When looking at a thread painting, you may at first think that you are looking at an actual painting! The aim of thread painting is to create shading effects. This can create a very realistic image. When stitching in this method, you mainly use short and long stitches and stitch in rows to create the softest shading.
We just ordered a few copies of the book A-Z of Thread Painting, edited by Sue Gardner. It is full of information and projects that demonstrate this fun type of needlework. One of the projects that I was particularly impressed by would also be good for someone looking to try out thread painting on a smaller scale. This is the Pear, by Susan O'Conner of Victoria. This project can be completed with stranded cotton on fabric. The only stitches you use are a split stitch, long and short stitch, and back stitch. This book is really great because it gives detailed lists of all the threads and materials you will need and gives step by step instructions, including pictures for each step! I think it would be a great way to get acquainted with thread painting.
Another project that would be great for beginners is this kit, called "The Red Poll." Mary Corbett, of Needle 'n Thread did this piece as an introduction to the style, and I think it came out splendidly! The kit is by designer Tanja Berlin, and as Mary mentioned in a blog about the project, the kit includes thread, fabric, needles, instructions and a color photo of the piece to use as a reference! This piece is really sweet, and it looks like it would be a lot of fun to stitch! Think about being able to accurately represent bird feathers!

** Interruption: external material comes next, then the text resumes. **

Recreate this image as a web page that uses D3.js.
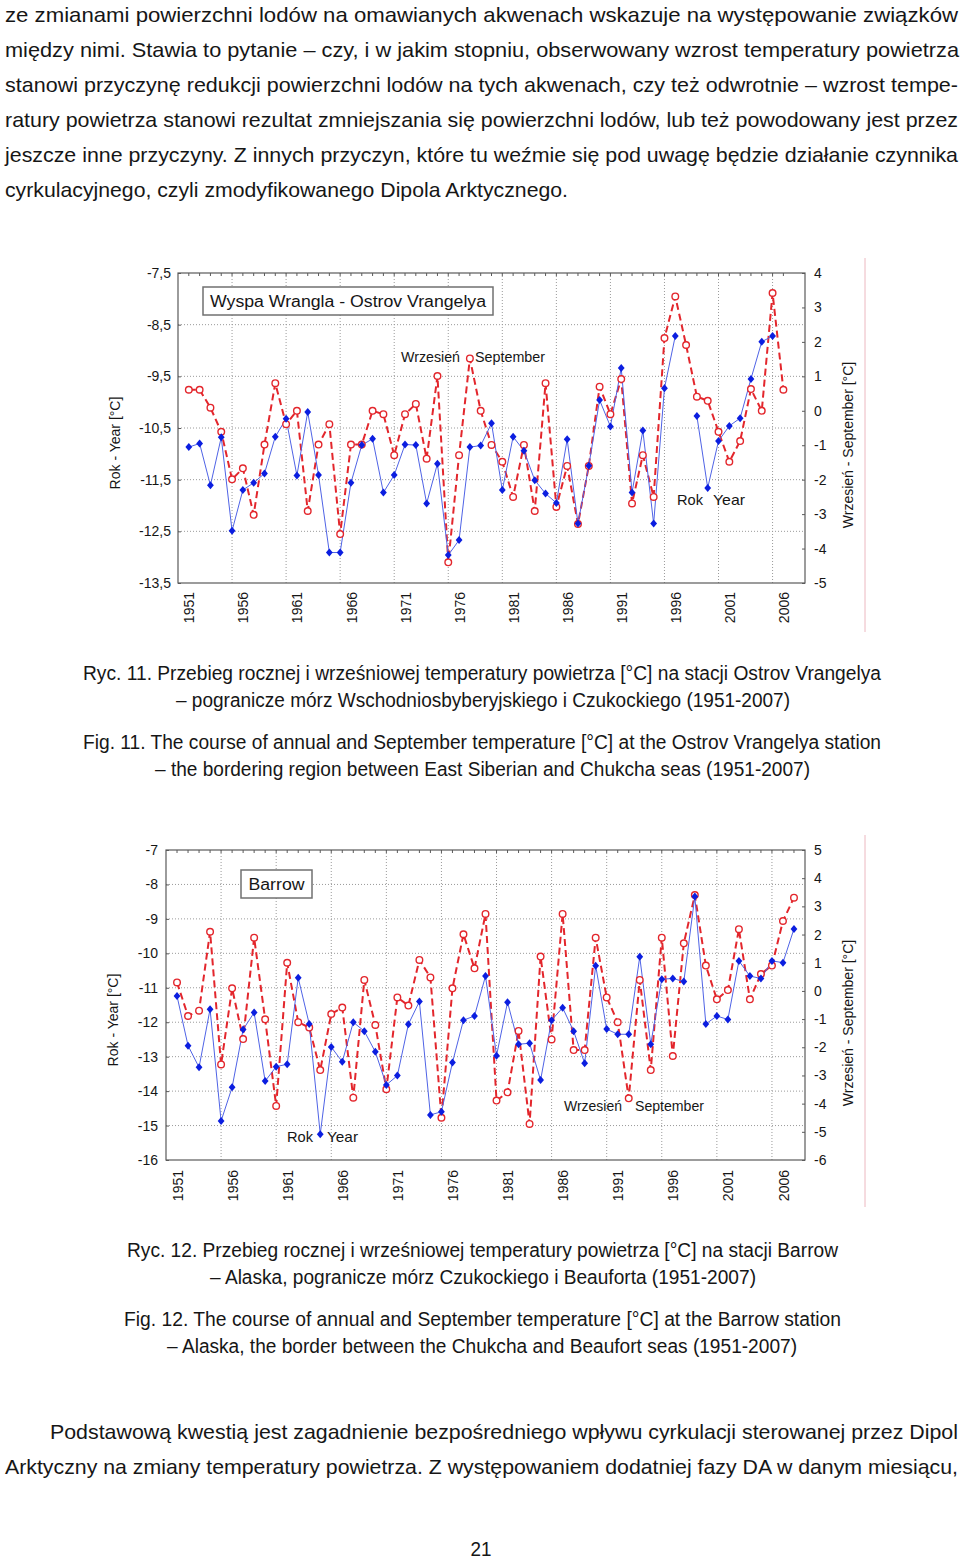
<!DOCTYPE html>
<html><head><meta charset="utf-8">
<script src="https://cdn.jsdelivr.net/npm/d3@7"></script>
<style>body{margin:0;background:#fff}svg{display:block}</style>
</head><body><svg id="page" width="960" height="1562"></svg>
<script>
// ---------------- DATA ----------------
const years1 = [1951,1952,1953,1954,1955,1956,1957,1958,1959,1960,1961,1962,1963,1964,1965,1966,1967,1968,1969,1970,
  1971,1972,1973,1974,1975,1976,1977,1978,1979,1980,1981,1982,1983,1984,1985,1986,1987,1988,1989,1990,
  1991,1992,1993,1994,1995,1996,1997,1998,1999,2000,2001,2002,2003,2004,2005,2006];
const annual1 = [-10.87,-10.80,-11.61,-10.68,-12.49,-11.70,-11.56,-11.38,-10.67,-10.32,
  -11.42,-10.19,-11.41,-12.91,-12.91,-11.56,-10.83,-10.71,-11.75,-11.41,
  -10.82,-10.83,-11.96,-11.19,-12.96,-12.67,-10.87,-10.84,-10.41,-11.70,
  -10.67,-10.94,-11.51,-11.77,-11.95,-10.72,-12.35,-11.23,-9.96,-10.47,
  -9.34,-11.75,-10.55,-12.35,-9.73,-8.72,null,-10.27,-11.66,-10.75,
  -10.46,-10.31,-9.55,-8.83,-8.72,null];
const sept1 = [0.61,0.61,0.09,-0.61,-1.99,-1.67,-3.02,-0.98,0.80,-0.39,
  0.00,-2.91,-0.98,-0.39,-3.58,-0.98,-0.98,0.00,-0.10,-1.29,
  -0.10,0.20,-1.39,1.01,-4.40,-1.29,1.52,0.00,-0.99,-1.48,
  -2.50,-0.99,-2.91,0.80,-2.79,-1.60,-3.29,-1.60,0.70,-0.10,
  0.92,-2.69,-1.29,-2.50,2.11,3.32,1.91,0.41,0.29,-0.61,
  -1.48,-0.88,0.63,0.00,3.42,0.61];

const years2 = [1951,1952,1953,1954,1955,1956,1957,1958,1959,1960,1961,1962,1963,1964,1965,1966,1967,1968,1969,1970,
  1971,1972,1973,1974,1975,1976,1977,1978,1979,1980,1981,1982,1983,1984,1985,1986,1987,1988,1989,1990,
  1991,1992,1993,1994,1995,1996,1997,1998,1999,2000,2001,2002,2003,2004,2005,2006,2007];
const annual2 = [-11.24,-12.68,-13.31,-11.62,-14.87,-13.89,-12.21,-11.72,-13.71,-13.29,
  -13.22,-10.71,-12.05,-15.25,-12.72,-13.15,-12.00,-12.26,-12.86,-13.82,
  -13.55,-12.06,-11.40,-14.69,-14.60,-13.17,-11.94,-11.82,-10.66,-12.97,
  -11.42,-12.64,-12.61,-13.68,-11.94,-11.58,-12.26,-13.19,-10.36,-12.20,
  -12.35,-12.35,-10.10,-12.64,-10.75,-10.73,-10.82,-8.35,-12.05,-11.82,
  -11.92,-10.22,-10.66,-10.73,-10.22,-10.27,-9.29];
const sept2 = [0.30,-0.89,-0.70,2.10,-2.61,0.09,-1.71,1.89,-1.01,-4.08,
  1.00,-1.11,-1.30,-2.81,-0.82,-0.59,-3.79,0.39,-1.21,-3.49,
  -0.23,-0.52,1.10,0.48,-4.50,0.09,2.01,0.80,2.73,-3.89,
  -3.60,-1.42,-4.72,1.22,-1.72,2.73,-2.10,-2.10,1.89,-0.23,
  -1.11,-3.81,0.39,-2.81,1.89,-2.31,1.69,3.40,0.90,-0.30,
  0.03,2.19,-0.30,0.60,0.90,2.48,3.31];

const yearLabels = [1951,1956,1961,1966,1971,1976,1981,1986,1991,1996,2001,2006];
const gridYears = [1955,1960,1965,1970,1975,1980,1985,1990,1995,2000,2005];
const leftTicks1 = [-7.5,-8.5,-9.5,-10.5,-11.5,-12.5,-13.5];
const rightTicks1 = [4,3,2,1,0,-1,-2,-3,-4,-5];
const leftTicks2 = [-7,-8,-9,-10,-11,-12,-13,-14,-15,-16];
const rightTicks2 = [5,4,3,2,1,0,-1,-2,-3,-4,-5,-6];

// ---------------- STYLE ----------------
const FONT = "'Liberation Sans', Arial, 'DejaVu Sans', sans-serif";
const TXT = "#161616";
const BLUE_LINE = "#4f63e6";
const BLUE_MARK = "#0b1ee0";
const RED = "#e3262c";
const GRID = "#9a9a9a";
const FRAME = "#5a5a5a";

const loc = d3.formatLocale({decimal: ",", thousands: " ", grouping: [3], currency: ["", ""], minus: "-"});
const fmt1 = loc.format(".1f");
const fmt0 = loc.format("d");

const svg = d3.select("#page");
svg.append("rect").attr("width", 960).attr("height", 1562).attr("fill", "#fff");

// diamond symbol
const diamond = { draw(ctx, size) { const h = 4, w = 3.4; ctx.moveTo(0,-h); ctx.lineTo(w,0); ctx.lineTo(0,h); ctx.lineTo(-w,0); ctx.closePath(); } };

function textLine(g, str, x, y, len, size, anchor) {
  const t = g.append("text").attr("x", x).attr("y", y).attr("font-family", FONT)
    .attr("font-size", size).attr("fill", TXT).text(str);
  if (anchor) t.attr("text-anchor", anchor);
  if (len) t.attr("textLength", len).attr("lengthAdjust", "spacingAndGlyphs");
  return t;
}

function drawChart(cfg) {
  const g = svg.append("g");
  const x = d3.scaleLinear().domain([1950, 2008]).range([cfg.left, cfg.right]);
  const yL = d3.scaleLinear().domain(cfg.leftDomain).range([cfg.bottom, cfg.top]);
  const yR = d3.scaleLinear().domain(cfg.rightDomain).range([cfg.bottom, cfg.top]);

  // gridlines
  g.append("g").selectAll("line").data(gridYears).join("line")
    .attr("x1", d => x(d)).attr("x2", d => x(d)).attr("y1", cfg.top).attr("y2", cfg.bottom)
    .attr("stroke", GRID).attr("stroke-width", 1).attr("stroke-dasharray", "1,2");
  g.append("g").selectAll("line").data(cfg.leftTicks.slice(1, -1)).join("line")
    .attr("x1", cfg.left).attr("x2", cfg.right).attr("y1", d => yL(d)).attr("y2", d => yL(d))
    .attr("stroke", GRID).attr("stroke-width", 1).attr("stroke-dasharray", "1,2");

  // top minor ticks (each year)
  g.append("g").selectAll("line").data(cfg.years).join("line")
    .attr("x1", d => x(d)).attr("x2", d => x(d)).attr("y1", cfg.top).attr("y2", cfg.top + 3)
    .attr("stroke", FRAME).attr("stroke-width", 1);

  // left axis
  const ax = g.append("g").attr("transform", `translate(${cfg.left},0)`)
    .call(d3.axisLeft(yL).tickValues(cfg.leftTicks).tickFormat(cfg.leftFmt).tickSizeInner(-3).tickSizeOuter(0).tickPadding(cfg.leftPad));
  ax.select(".domain").remove();
  ax.selectAll("line").attr("stroke", FRAME);
  ax.selectAll("text").attr("font-family", FONT).attr("font-size", 14).attr("fill", TXT);

  // right axis
  const ar = g.append("g").attr("transform", `translate(${cfg.right},0)`)
    .call(d3.axisRight(yR).tickValues(cfg.rightTicks).tickFormat(fmt0).tickSizeInner(-3).tickSizeOuter(0).tickPadding(9));
  ar.select(".domain").remove();
  ar.selectAll("line").attr("stroke", FRAME);
  ar.selectAll("text").attr("font-family", FONT).attr("font-size", 14).attr("fill", TXT);

  // bottom axis labels (rotated)
  const ab = g.append("g").attr("transform", `translate(0,${cfg.bottom})`)
    .call(d3.axisBottom(x).tickValues(yearLabels).tickFormat(d3.format("d")).tickSize(0));
  ab.select(".domain").remove();
  ab.selectAll("text").attr("font-family", FONT).attr("font-size", 14).attr("fill", TXT)
    .attr("transform", "rotate(-90)").attr("text-anchor", "end")
    .attr("x", -cfg.labelGap).attr("y", 0).attr("dy", "0.36em");

  // frame
  g.append("rect").attr("x", cfg.left).attr("y", cfg.top)
    .attr("width", cfg.right - cfg.left).attr("height", cfg.bottom - cfg.top)
    .attr("fill", "none").attr("stroke", FRAME).attr("stroke-width", 1.2);

  // September series (red dashed, open circles)
  const sData = cfg.years.map((yr, i) => ({yr, v: cfg.sept[i]}));
  const aData = cfg.years.map((yr, i) => ({yr, v: cfg.annual[i]}));
  const lineS = d3.line().defined(d => d.v != null).x(d => x(d.yr)).y(d => yR(d.v));
  const lineA = d3.line().defined(d => d.v != null).x(d => x(d.yr)).y(d => yL(d.v));

  g.append("path").datum(sData).attr("d", lineS).attr("fill", "none")
    .attr("stroke", RED).attr("stroke-width", 2).attr("stroke-dasharray", "7,4");
  g.append("path").datum(aData).attr("d", lineA).attr("fill", "none")
    .attr("stroke", BLUE_LINE).attr("stroke-width", 1);
  g.append("g").selectAll("circle").data(sData.filter(d => d.v != null)).join("circle")
    .attr("cx", d => x(d.yr)).attr("cy", d => yR(d.v)).attr("r", 3.3)
    .attr("fill", "#fff").attr("stroke", RED).attr("stroke-width", 1.4);
  g.append("g").selectAll("path").data(aData.filter(d => d.v != null)).join("path")
    .attr("transform", d => `translate(${x(d.yr)},${yL(d.v)})`)
    .attr("d", d3.symbol().type(diamond)).attr("fill", BLUE_MARK);

  // axis titles
  g.append("text").attr("transform", `translate(${cfg.leftTitleX},${cfg.leftTitleY}) rotate(-90)`)
    .attr("text-anchor", "middle").attr("font-family", FONT).attr("font-size", 14).attr("fill", TXT)
    .text("Rok - Year [°C]");
  g.append("text").attr("transform", `translate(${cfg.rightTitleX},${cfg.rightTitleY}) rotate(-90)`)
    .attr("text-anchor", "middle").attr("font-family", FONT).attr("font-size", 14).attr("fill", TXT)
    .text("Wrzesień - September [°C]");

  // title box
  const b = cfg.box;
  g.append("rect").attr("x", b.x).attr("y", b.y).attr("width", b.w).attr("height", b.h)
    .attr("fill", "#fff").attr("stroke", "#707070").attr("stroke-width", 1.5);
  textLine(g, cfg.title, b.x + b.w / 2, b.y + b.h / 2 + 6, b.tl, 16, "middle");

  // series labels
  cfg.labels.forEach(l => textLine(g, l.t, l.x, l.y, l.len, 15));

  // pink side line
  g.append("line").attr("x1", 865).attr("x2", 865).attr("y1", cfg.sideTop).attr("y2", cfg.sideBottom)
    .attr("stroke", "#ecb8c0").attr("stroke-width", 1);
}

drawChart({
  left: 178, right: 805, top: 273, bottom: 583,
  leftDomain: [-13.5, -7.5], rightDomain: [-5, 4],
  leftTicks: leftTicks1, rightTicks: rightTicks1, leftFmt: fmt1, leftPad: 7,
  years: years1, annual: annual1, sept: sept1, labelGap: 9,
  leftTitleX: 120, leftTitleY: 443, rightTitleX: 853, rightTitleY: 445,
  box: {x: 203, y: 287, w: 290, h: 28, tl: 276},
  title: "Wyspa Wrangla - Ostrov Vrangelya",
  labels: [
    {t: "Wrzesień", x: 401, y: 362, len: 59},
    {t: "September", x: 475, y: 362, len: 70},
    {t: "Rok", x: 677, y: 505, len: 26},
    {t: "Year", x: 713, y: 505, len: 32}
  ],
  sideTop: 258, sideBottom: 632
});

drawChart({
  left: 166, right: 805, top: 850, bottom: 1160,
  leftDomain: [-16, -7], rightDomain: [-6, 5],
  leftTicks: leftTicks2, rightTicks: rightTicks2, leftFmt: fmt0, leftPad: 8,
  years: years2, annual: annual2, sept: sept2, labelGap: 10,
  leftTitleX: 118, leftTitleY: 1020, rightTitleX: 853, rightTitleY: 1023,
  box: {x: 241, y: 870, w: 71, h: 28, tl: 56},
  title: "Barrow",
  labels: [
    {t: "Rok", x: 287, y: 1142, len: 26},
    {t: "Year", x: 327, y: 1142, len: 31},
    {t: "Wrzesień", x: 564, y: 1111, len: 58},
    {t: "September", x: 635, y: 1111, len: 69}
  ],
  sideTop: 835, sideBottom: 1207
});

// ---------------- PAGE TEXT ----------------
const tg = svg.append("g");
const para1 = [
  {t: "ze zmianami powierzchni lodów na omawianych akwenach wskazuje na występowanie związków", x: 5, y: 22, len: 953},
  {t: "między nimi. Stawia to pytanie – czy, i w jakim stopniu, obserwowany wzrost temperatury powietrza", x: 5, y: 57, len: 954},
  {t: "stanowi przyczynę redukcji powierzchni lodów na tych akwenach, czy też odwrotnie – wzrost tempe-", x: 5, y: 92, len: 953},
  {t: "ratury powietrza stanowi rezultat zmniejszania się powierzchni lodów, lub też powodowany jest przez", x: 5, y: 127, len: 953},
  {t: "jeszcze inne przyczyny. Z innych przyczyn, które tu weźmie się pod uwagę będzie działanie czynnika", x: 5, y: 162, len: 953},
  {t: "cyrkulacyjnego, czyli zmodyfikowanego Dipola Arktycznego.", x: 5, y: 197, len: 563}
];
para1.forEach(l => textLine(tg, l.t, l.x, l.y, l.len, 21));

const captions = [
  {t: "Ryc. 11. Przebieg rocznej i wrześniowej temperatury powietrza [°C] na stacji Ostrov Vrangelya", x: 83, y: 680, len: 798},
  {t: "– pogranicze mórz Wschodniosbyberyjskiego i Czukockiego (1951-2007)", x: 176, y: 707, len: 614},
  {t: "Fig. 11. The course of annual and September temperature [°C] at the Ostrov Vrangelya station", x: 83, y: 749, len: 798},
  {t: "– the bordering region between East Siberian and Chukcha seas (1951-2007)", x: 155, y: 776, len: 655},
  {t: "Ryc. 12. Przebieg rocznej i wrześniowej temperatury powietrza [°C] na stacji Barrow", x: 127, y: 1257, len: 711},
  {t: "– Alaska, pogranicze mórz Czukockiego i Beauforta (1951-2007)", x: 210, y: 1284, len: 546},
  {t: "Fig. 12.  The course of annual and September temperature [°C] at the Barrow station", x: 124, y: 1326, len: 717},
  {t: "– Alaska, the border between the Chukcha and Beaufort seas (1951-2007)", x: 167, y: 1353, len: 630}
];
captions.forEach(l => textLine(tg, l.t, l.x, l.y, l.len, 20));

const para2 = [
  {t: "Podstawową kwestią jest zagadnienie bezpośredniego wpływu cyrkulacji sterowanej przez Dipol", x: 50, y: 1439, len: 908},
  {t: "Arktyczny na zmiany temperatury powietrza. Z występowaniem dodatniej fazy DA w danym miesiącu,", x: 5, y: 1474, len: 953}
];
para2.forEach(l => textLine(tg, l.t, l.x, l.y, l.len, 21));
textLine(tg, "21", 481, 1556, 21, 20, "middle");
</script>
</body></html>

In the most recent and final issue of Fiber Arts magazine, there was a great article written by Jamie Chalmers of MrXStitch. Fiber Arts magazine is all about Contemporary Textile Arts and Crafts. The article featured an artist named Cayce Zavaglia. I found her work really inspiring, not just because I love portraiture! This piece, called Carol is hand embroidered using Crewel wool and Acrylic on linen. It is 14 x 38! Check out the detail for an up close image of the stitches. Just amazing! Like the Scarlet Quince piece I featured in our cross-stitch blog, I find that this type of needlework, rather than being intimidating, is more exciting because it is a challenge. When you finish it, you have the satisfaction of knowing you finished something really detailed and also conquered the form! Cayce says in her artist statement "I still consider myself a painter and find it difficult not to refer to these embroidered portraits as 'paintings.' Although the medium employed is crewel embroidery wool, the technique borrows more from the worlds of drawing and painting...Using Wool instead of oils has allowed me to broaden the dialogue between portrait and process as well as propose a new definiteion for the word 'painting'." I think it is interesting when artists look at their art form and other art forms and find a way to combine them to create something new. It will be interesting to see what else Cayce stitches in the future! And, for those of you who have been overwhelmed with a project before, look at this rug, seen in the book Needlepainting A Garden of Stitches by Eszter Haraszty. Amazing! This book was published in 1974 and shows this woman's house and all of the floral inspired thread painted pieces she completed. This piece in particular was quite awe-inspiring, partially because of its size! When looking at it and thinking about all of the small stitches she did, it's definitely a feat worthy of admiration!